During a radio show last year Limbaugh wondered aloud if the American people really "want to vote for somebody, a woman, and actually watch a woman get older before their eyes on a daily basis?"

Eew, gross! If I want to see that shit, I’ll buy a mirror. (Can I get a rimshot?)

Look, maybe Limbaugh’s a dick, maybe he's not. But he makes an excellent point. Nobody wants to watch women get old. Not in movies or magazines or sitcoms or commercials. Why would we want to see it in the White House?

The good news for Hillary however is that most Americans underestimate her age. In a recent Pew study, 83% of adults surveyed put her in the 65 & under category. Thirty one percent put her between 50 & 59 and 6% thought she was younger than 50.

Millennials are particularly bewildered. In answer to the question, “Just your best guess, how old is Hillary Clinton?” more than half thought she was in her 50s and 16% guessed younger than 50. If I were Hillary, I’d buy each one of those confused kids a pony.

Anyway, maybe this explains why my buddy Nick asked to see my I.D. Maybe Nick, like the rest of his generation, is just really really bad at guessing a woman’s age.

When my husband & I arrived at the reception with two bottles of bourbon, one awesome story and photographic proof in hand, I learned the truth. A fellow guest informed me that liquor stores in Tennessee are required to ask anyone and everyone to show their I.D. “Required,” she repeated. Slowly. For emphasis.

So, apparently I’m not as preternaturally youthful as my ego first assumed. Nick was just following orders. 

But c’mon! If Hillary Clinton can pass for 50, why can’t I get carded every once in a while?

Wednesday, October 29, 2014

Sellin' Helen.

I’m not always angry. Some days I wake up positively brimming with good cheer.
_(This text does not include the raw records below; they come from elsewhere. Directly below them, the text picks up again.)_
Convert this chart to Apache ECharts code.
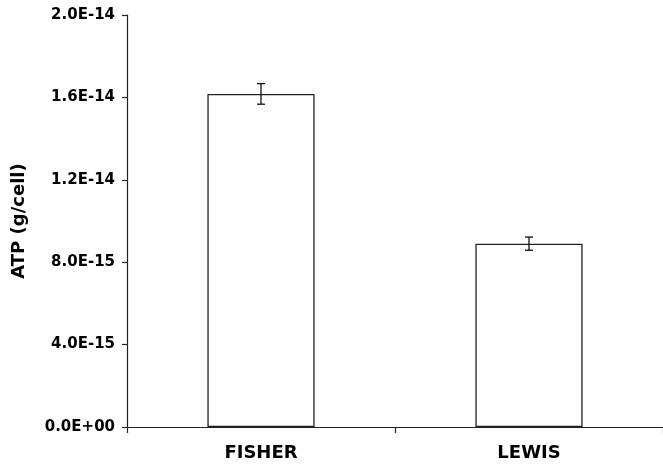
<!DOCTYPE html>
<html>
<head>
<meta charset="utf-8">
<script src="https://cdn.jsdelivr.net/npm/echarts@6/dist/echarts.min.js"></script>
<style>
  html, body { margin: 0; padding: 0; background: #fff; }
  #chart { width: 663px; height: 466px; }
</style>
</head>
<body>
<div id="chart"></div>
<script>
// Strains and their ATP content per cell (g/cell), with error bar half-widths
const strains = ['FISHER', 'LEWIS'];
const atpMean = [1.617e-14, 8.9e-15];
const atpError = [5.0e-16, 3.2e-16];

// Axis range
const yMin = 0;
const yMax = 2.0e-14;
const yStep = 4.0e-15;

const FONT = 'DejaVu Sans';
const INK = '#222';

// Scientific notation with a two-digit exponent: 8.0E-15, 0.0E+00
function sci(v) {
  if (Math.abs(v) < 1e-30) return '0.0E+00';
  const parts = v.toExponential(1).split('e');
  const exp = parseInt(parts[1], 10);
  const sign = exp < 0 ? '-' : '+';
  const digits = String(Math.abs(exp)).padStart(2, '0');
  return parts[0] + 'E' + sign + digits;
}

const chart = echarts.init(document.getElementById('chart'), null, { renderer: 'canvas' });

chart.setOption({
  animation: false,
  backgroundColor: '#fff',
  grid: { left: 127, right: 0, top: 15, bottom: 39 },
  xAxis: {
    type: 'category',
    data: strains,
    axisLine: { lineStyle: { color: INK, width: 1.2 } },
    axisTick: { show: true, length: 6, lineStyle: { color: INK, width: 1.2 } },
    axisLabel: {
      margin: 17,
      color: '#000',
      fontFamily: FONT,
      fontWeight: 'bold',
      fontSize: 18
    }
  },
  yAxis: {
    type: 'value',
    min: yMin,
    max: yMax,
    interval: yStep,
    name: 'ATP (g/cell)',
    nameLocation: 'middle',
    nameGap: 99,
    nameTextStyle: {
      color: '#000',
      fontFamily: FONT,
      fontWeight: 'bold',
      fontSize: 18
    },
    splitLine: { show: false },
    axisLine: { show: true, lineStyle: { color: INK, width: 1.2 } },
    axisTick: { show: true, length: 5, lineStyle: { color: INK, width: 1.2 } },
    axisLabel: {
      margin: 12,
      color: '#000',
      fontFamily: FONT,
      fontWeight: 'bold',
      fontSize: 15,
      formatter: sci
    }
  },
  series: [
    {
      type: 'bar',
      data: atpMean,
      barWidth: '40%',
      itemStyle: { color: '#fff', borderColor: INK, borderWidth: 1.3 },
      z: 2
    },
    {
      type: 'custom',
      z: 3,
      data: atpMean.map((m, i) => [i, m - atpError[i], m + atpError[i]]),
      renderItem: function (params, api) {
        const x = api.value(0);
        const lo = api.coord([x, api.value(1)]);
        const hi = api.coord([x, api.value(2)]);
        const cap = 4;
        const style = { stroke: '#111', lineWidth: 1.3, fill: null };
        return {
          type: 'group',
          children: [
            { type: 'line', shape: { x1: lo[0], y1: lo[1], x2: hi[0], y2: hi[1] }, style },
            { type: 'line', shape: { x1: hi[0] - cap, y1: hi[1], x2: hi[0] + cap, y2: hi[1] }, style },
            { type: 'line', shape: { x1: lo[0] - cap, y1: lo[1], x2: lo[0] + cap, y2: lo[1] }, style }
          ]
        };
      }
    }
  ]
});
</script>
</body>
</html>
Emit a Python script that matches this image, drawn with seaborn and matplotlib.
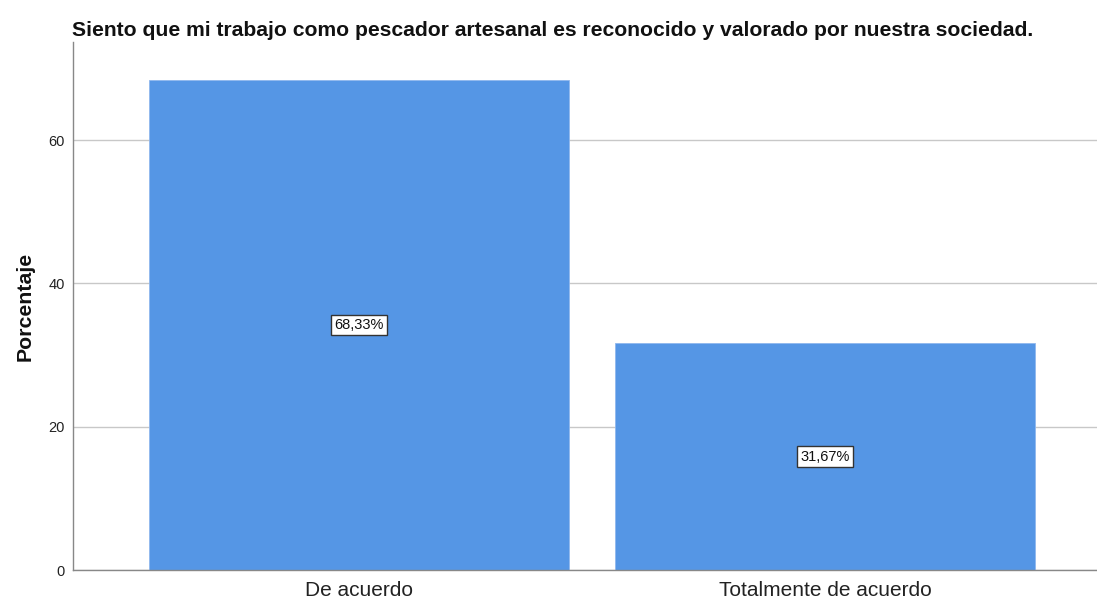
import pandas as pd
import matplotlib.pyplot as plt
import seaborn as sns

# Data
categories = ['De acuerdo', 'Totalmente de acuerdo']
percentages = [68.33, 31.67]
bar_labels = ['68,33%', '31,67%']

df = pd.DataFrame({'categoria': categories, 'porcentaje': percentages})

sns.set_style('white')
plt.rcParams['font.family'] = ['Liberation Sans', 'DejaVu Sans']

fig = plt.figure(figsize=(10.97, 6), dpi=100)
ax = fig.add_axes([0.0665, 0.05, 0.9335, 0.88])

sns.barplot(data=df, x='categoria', y='porcentaje', color='#5596e5',
            saturation=1, width=0.9, edgecolor='#8fb8ee', linewidth=0.6, ax=ax)

# Boxed value labels in the middle of each bar
for i, (val, lab) in enumerate(zip(percentages, bar_labels)):
    ax.text(i, val / 2, lab, ha='center', va='center', fontsize=10.5, color='#111111',
            bbox=dict(boxstyle='square,pad=0.22', facecolor='white',
                      edgecolor='#333333', linewidth=1))

ax.set_xlim(-0.614, 1.584)
ax.set_ylim(0, 73.7)
ax.set_yticks([0, 20, 40, 60])
ax.yaxis.grid(True, color='#c8c8c8', linewidth=1)
ax.set_axisbelow(True)

for side in ['top', 'right']:
    ax.spines[side].set_visible(False)
for side in ['left', 'bottom']:
    ax.spines[side].set_color('#888888')
    ax.spines[side].set_linewidth(1)

ax.tick_params(axis='y', length=0, labelsize=10.5, pad=6, labelcolor='#222222')
ax.tick_params(axis='x', length=0, labelsize=15, pad=8, labelcolor='#222222')
ax.set_xlabel('')
ax.set_ylabel('Porcentaje', fontsize=15.3, fontweight='bold', labelpad=10, color='#111111')
ax.set_title('Siento que mi trabajo como pescador artesanal es reconocido y valorado por nuestra sociedad.',
             fontsize=15.2, fontweight='bold', loc='left', x=-0.001, pad=4, color='#111111')

fig.savefig('out.png', dpi=100)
Today is not one of those days.

But here’s something that doesn’t suck:

L’Oréal Paris just named Helen Mirren as a brand ambassador in the UK. In addition to being gorgeous and talented, Dame Helen is 69. (That’s about 175 in model years, BTW.) And yet, here she is looking all gorgeous and talented as the “new face” of L’Oréal.

Photo courtesy of L’Oréal Paris

This is a tiny bit of vindication for those of us who thumb through fashion magazines muttering about “skinny bitches” and “photo-shopped cleavage.” Okay, maybe that’s just me.

Anyway, Ms. Mirren isn’t the first dame (small “d”) L’Oréal has tapped to represent their brand. Julianne Moore (53), Andie MacDowell (56), Diane Keaton (68) and Jane Fonda (76) are also in the clique.

You know, maybe there’s something in the liquid eyeliner. 

NARS Cosmetics recently hired Tilda Swinton for their Spring 2015 efforts. The 53 year-old actress takes over for Charlotte Rampling (68). And Jessica Lange (64) was recently tapped by Marc Jacobs to plug the company’s luxury cosmetics line. We’re a long way from Lancôme famously dumping a too-old Isabella Rossellini just a few days after her 40th birthday.

And guess what? These mature models haven’t sucked the cool out of the NARS and Marc Jacobs brands. And L’Oréal remains the largest cosmetic company in the world.

This trend—if I may be so boldly optimistic in my word choice—is a great sign. Perhaps cosmetics companies finally understand something other marketers just can’t seem to grasp: How to bravely, intelligently and unapologetically talk to the people who actually buy your stuff.